## [Exercise]
Make an exact copy of the data below, leaving out every picture.

## [Supplied information]
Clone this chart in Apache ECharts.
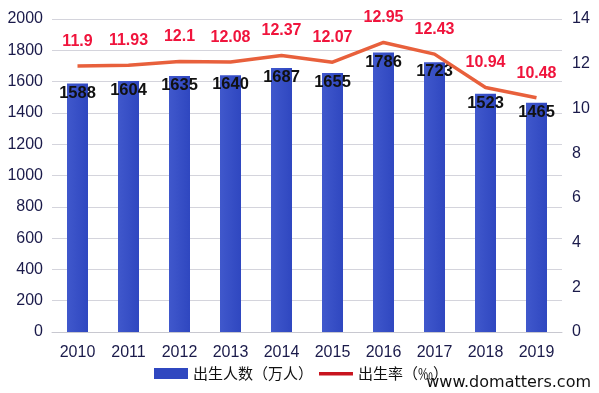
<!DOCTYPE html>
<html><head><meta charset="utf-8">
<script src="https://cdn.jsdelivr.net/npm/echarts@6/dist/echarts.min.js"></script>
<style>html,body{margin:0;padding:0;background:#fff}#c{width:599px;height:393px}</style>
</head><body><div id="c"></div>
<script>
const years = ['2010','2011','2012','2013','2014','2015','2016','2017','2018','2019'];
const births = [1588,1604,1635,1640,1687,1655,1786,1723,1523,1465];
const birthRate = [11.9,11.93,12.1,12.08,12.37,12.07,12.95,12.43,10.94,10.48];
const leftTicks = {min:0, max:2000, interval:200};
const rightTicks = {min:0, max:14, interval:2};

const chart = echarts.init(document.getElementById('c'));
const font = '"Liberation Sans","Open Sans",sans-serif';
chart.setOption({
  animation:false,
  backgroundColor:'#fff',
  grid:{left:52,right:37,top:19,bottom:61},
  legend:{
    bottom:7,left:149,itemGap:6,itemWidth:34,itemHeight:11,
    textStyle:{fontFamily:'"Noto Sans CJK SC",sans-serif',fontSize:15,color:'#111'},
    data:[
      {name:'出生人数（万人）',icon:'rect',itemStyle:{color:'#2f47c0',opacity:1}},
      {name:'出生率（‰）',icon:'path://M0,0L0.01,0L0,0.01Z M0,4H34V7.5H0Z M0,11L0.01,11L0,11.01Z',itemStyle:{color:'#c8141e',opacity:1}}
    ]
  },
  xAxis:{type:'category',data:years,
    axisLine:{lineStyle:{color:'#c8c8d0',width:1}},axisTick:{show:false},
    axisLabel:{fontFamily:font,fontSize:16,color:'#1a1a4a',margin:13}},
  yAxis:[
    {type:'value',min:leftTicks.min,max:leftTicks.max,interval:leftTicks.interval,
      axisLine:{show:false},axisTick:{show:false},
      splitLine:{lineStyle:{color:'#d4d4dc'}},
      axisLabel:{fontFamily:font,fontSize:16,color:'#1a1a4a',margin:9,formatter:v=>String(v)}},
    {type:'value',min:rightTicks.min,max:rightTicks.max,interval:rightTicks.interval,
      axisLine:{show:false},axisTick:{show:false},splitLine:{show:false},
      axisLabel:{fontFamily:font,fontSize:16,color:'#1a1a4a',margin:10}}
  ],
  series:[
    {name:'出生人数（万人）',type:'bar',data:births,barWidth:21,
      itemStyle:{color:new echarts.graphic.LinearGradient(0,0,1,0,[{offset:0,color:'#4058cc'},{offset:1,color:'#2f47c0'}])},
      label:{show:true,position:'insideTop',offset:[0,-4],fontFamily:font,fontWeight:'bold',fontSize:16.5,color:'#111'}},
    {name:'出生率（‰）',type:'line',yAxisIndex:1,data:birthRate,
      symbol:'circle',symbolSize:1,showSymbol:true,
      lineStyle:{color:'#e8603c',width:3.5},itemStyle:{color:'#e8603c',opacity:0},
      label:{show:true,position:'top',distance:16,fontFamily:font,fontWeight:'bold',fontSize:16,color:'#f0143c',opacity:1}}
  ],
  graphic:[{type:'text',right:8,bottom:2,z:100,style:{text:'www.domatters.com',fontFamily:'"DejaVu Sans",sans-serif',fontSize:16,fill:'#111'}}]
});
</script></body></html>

## [Solution below]
Clone this chart in Apache ECharts.
<!DOCTYPE html>
<html><head><meta charset="utf-8">
<script src="https://cdn.jsdelivr.net/npm/echarts@6/dist/echarts.min.js"></script>
<style>html,body{margin:0;padding:0;background:#fff}#c{width:599px;height:393px}</style>
</head><body><div id="c"></div>
<script>
const years = ['2010','2011','2012','2013','2014','2015','2016','2017','2018','2019'];
const births = [1588,1604,1635,1640,1687,1655,1786,1723,1523,1465];
const birthRate = [11.9,11.93,12.1,12.08,12.37,12.07,12.95,12.43,10.94,10.48];
const leftTicks = {min:0, max:2000, interval:200};
const rightTicks = {min:0, max:14, interval:2};

const chart = echarts.init(document.getElementById('c'));
const font = '"Liberation Sans","Open Sans",sans-serif';
chart.setOption({
  animation:false,
  backgroundColor:'#fff',
  grid:{left:52,right:37,top:19,bottom:61},
  legend:{
    bottom:7,left:149,itemGap:6,itemWidth:34,itemHeight:11,
    textStyle:{fontFamily:'"Noto Sans CJK SC",sans-serif',fontSize:15,color:'#111'},
    data:[
      {name:'出生人数（万人）',icon:'rect',itemStyle:{color:'#2f47c0',opacity:1}},
      {name:'出生率（‰）',icon:'path://M0,0L0.01,0L0,0.01Z M0,4H34V7.5H0Z M0,11L0.01,11L0,11.01Z',itemStyle:{color:'#c8141e',opacity:1}}
    ]
  },
  xAxis:{type:'category',data:years,
    axisLine:{lineStyle:{color:'#c8c8d0',width:1}},axisTick:{show:false},
    axisLabel:{fontFamily:font,fontSize:16,color:'#1a1a4a',margin:13}},
  yAxis:[
    {type:'value',min:leftTicks.min,max:leftTicks.max,interval:leftTicks.interval,
      axisLine:{show:false},axisTick:{show:false},
      splitLine:{lineStyle:{color:'#d4d4dc'}},
      axisLabel:{fontFamily:font,fontSize:16,color:'#1a1a4a',margin:9,formatter:v=>String(v)}},
    {type:'value',min:rightTicks.min,max:rightTicks.max,interval:rightTicks.interval,
      axisLine:{show:false},axisTick:{show:false},splitLine:{show:false},
      axisLabel:{fontFamily:font,fontSize:16,color:'#1a1a4a',margin:10}}
  ],
  series:[
    {name:'出生人数（万人）',type:'bar',data:births,barWidth:21,
      itemStyle:{color:new echarts.graphic.LinearGradient(0,0,1,0,[{offset:0,color:'#4058cc'},{offset:1,color:'#2f47c0'}])},
      label:{show:true,position:'insideTop',offset:[0,-4],fontFamily:font,fontWeight:'bold',fontSize:16.5,color:'#111'}},
    {name:'出生率（‰）',type:'line',yAxisIndex:1,data:birthRate,
      symbol:'circle',symbolSize:1,showSymbol:true,
      lineStyle:{color:'#e8603c',width:3.5},itemStyle:{color:'#e8603c',opacity:0},
      label:{show:true,position:'top',distance:16,fontFamily:font,fontWeight:'bold',fontSize:16,color:'#f0143c',opacity:1}}
  ],
  graphic:[{type:'text',right:8,bottom:2,z:100,style:{text:'www.domatters.com',fontFamily:'"DejaVu Sans",sans-serif',fontSize:16,fill:'#111'}}]
});
</script></body></html>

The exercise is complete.